What is it all about?
This news was reported by Fast Company. According to the article, Hari Srinivasan, director of product management at Linkedin, made this announcement. The need for the Linkedin Mentor programme is apparent. Very few people manage to find a suitable mentor through networking. Many expect this number to continue to decrease as people spend less time in the company of others.
Linkedin is rolling out this free service in stages and it is not currently available to Maltese users. Once available in your country, you will be able to choose to be a mentor or mentee. Linkedin will then use its analytics and calculation program to link suitable mentors with mentees. The process is all automated.
As you look for a mentor you will need to refine your search by region, work experience etc. They will also ask you to be specific on the type of mentoring you are looking for. You could need some startup advice, but you could also be looking for career progression or education advice. As with most algorithms, the more information you provide, the more accurate the mentor you get will be.
The opportunity for you.
The Linkedin Mentor programme will be able to find you one or more mentors by analysing its database of over 500 million members globally. Once the Linkedin algorithm finds a mentor for you, Linkedin’s help does not stop there. Many entrepreneurs find it difficult to start a conversation. This is why the social media platform will also facilitate the first conversation. Linkedin will find common interests and provide tips to give and get good advice.

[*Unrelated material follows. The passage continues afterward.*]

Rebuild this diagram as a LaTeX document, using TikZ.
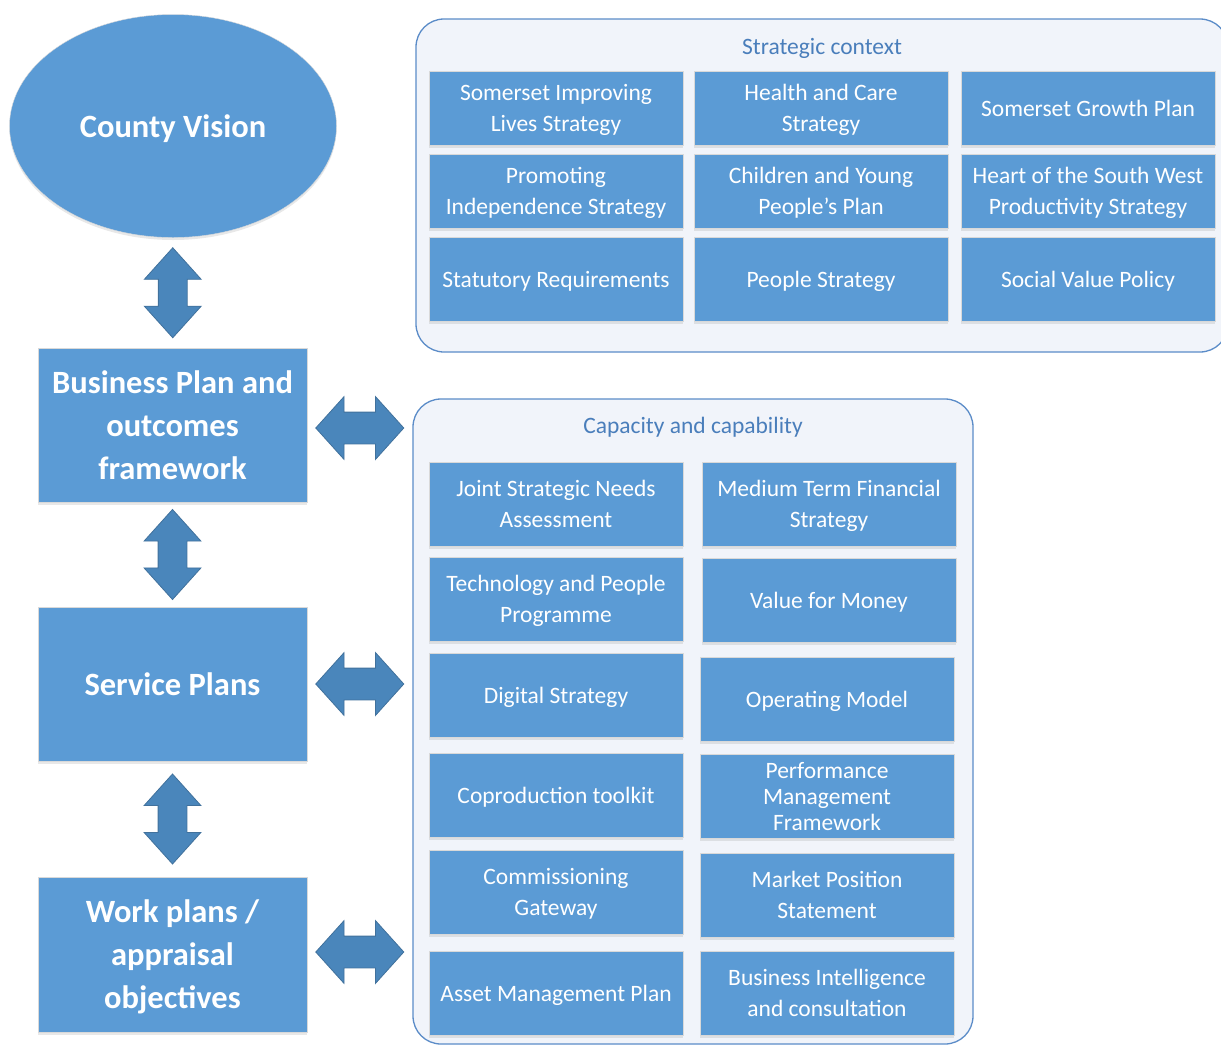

The Mentor programme is not specifically designed to foster a long term relationship between the mentor and the mentee. Its goal is for you to get important answers quickly. Something similar already exists on sites such as Quora or Reddit. The difference is that little is known about the persons providing the answers. There is, of course, only so much that the media giant can do. It will then be up to the individual users to make the Linkedin Mentor programme a success.